JAKARTA - Wakil Ketua Komisi Pemberantasan Korupsi (KPK) Nurul Ghufron memastikan penerbitan surat perintah dimulainya penyidikan (sprindik) baru kasus suap dan gratifikasi yang menjerat Edward Sharif Omar Hiariej atau Eddy Hiariej bukan karena kesaksiannya di sidang sengketa Pilpres 2024.
Diketahui, eks Wakil Menteri Hukum dan HAM (Wamenkumham) itu hadir sebagai saksi ahli dari kubu Prabowo Subianto-Gibran Rakabuming Raka ketika sidang sengketa pemilu di Mahkamah Konstitusi (MK). Ini merupakan penampilan pertamanya setelah statusnya sebagai tersangka dibatalkan karena memenangkan praperadilan di Pengadilan Negeri (PN) Jakarta Selatan.
"Keberadaaan yang bersangkutan sebagai ahli dalam perkara PHPU di MK itu adalah proses hukum yang berbeda dan tidak perlu saling dikaitkan karena keduanya regim hukum yang berbeda," kata Ghufron kepada wartawan dalam keterangan tertulisnya, Sabtu, 6 April.
Ghufron memastikan diterbitkannya sprindik baru untuk Eddy karena komisi antirasuah ingiån mengusut tuntas dugaan penerimaan suap dari bos PT Citra Lampia Mandiri (CLM), Helmut Hermawan. "Kita hormati semua proses hukum ini," tegasnya.

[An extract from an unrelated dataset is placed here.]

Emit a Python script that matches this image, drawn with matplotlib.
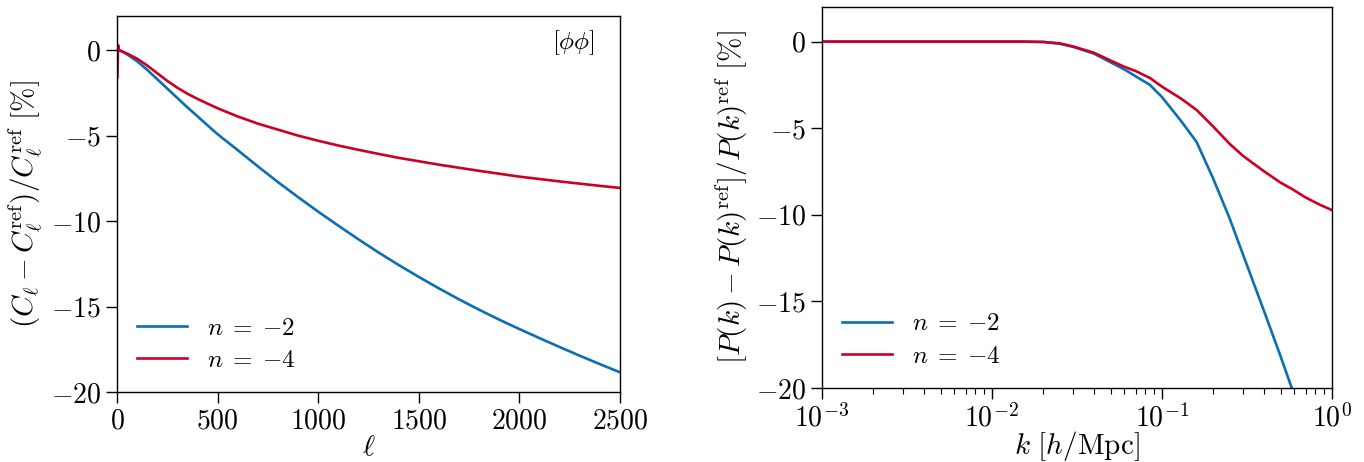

"Tidak perlu juga ada yang baper dan membawa-bawa seakan ini tamparan bagi KPK. Tidak. Karena bagaimana pun kita hormati asas praduga tak bersalah sampai hakim memutus dengan hukum berkekuatan tetap," sambung Ghufron.
BACA JUGA:
Diberitakan sebelumnya, KPK memutuskan kembali menerbitkan sprindik untuk menjerat eks Wamenkumham Eddy Hiariej dalam dugaan penerimaan suap dan gratifikasi. Langkah ini diambil karena Pengadilan Negeri (PN) Jakarta Selatan hanya menguji keabsahan syarat formil dalam kasus tersebut.
“Substansi materi penyidikan perkara tersebut sama sekali belum pernah diuji di Pengadilan Tipikor dan praperadilan beberapa waktu lalu hanya menguji keabsahan syarat formil saja,” kata Kepala Bagian Pemberitaan KPK Ali Fikri kepada wartawan, Jumat, 5 April.
Ali memastikan komisi antirasuah akan segera menerbitkan surat perintah dimulainya penyidikan (sprindik). Keputusan diambil setelah adanya gelar perkara.
Adapun dalam kasus ini, Eddy bersama dua anak buahnya ditetapkan sebagai tersangka oleh KPK dugaan suap dan gratifikasi. Ia diduga menerima uang dari Helmut Hermawan yang merupakan bos PT Citra Lampia Mandiri (CLM) hingga Rp8 miliar.
Pemberian diduga dilakukan Helmut untuk pengurusan administrasi di Kementerian Hukum dan HAM, dan janji pemberian SP3 kasus di Bareskrim. Uang yang diterima kemudian digunakan untuk keperluan Eddy, salah satunya untuk maju sebagai ketua Pengurus Pusat (PP) Persatuan Tenis Seluruh Indonesia (PELTI).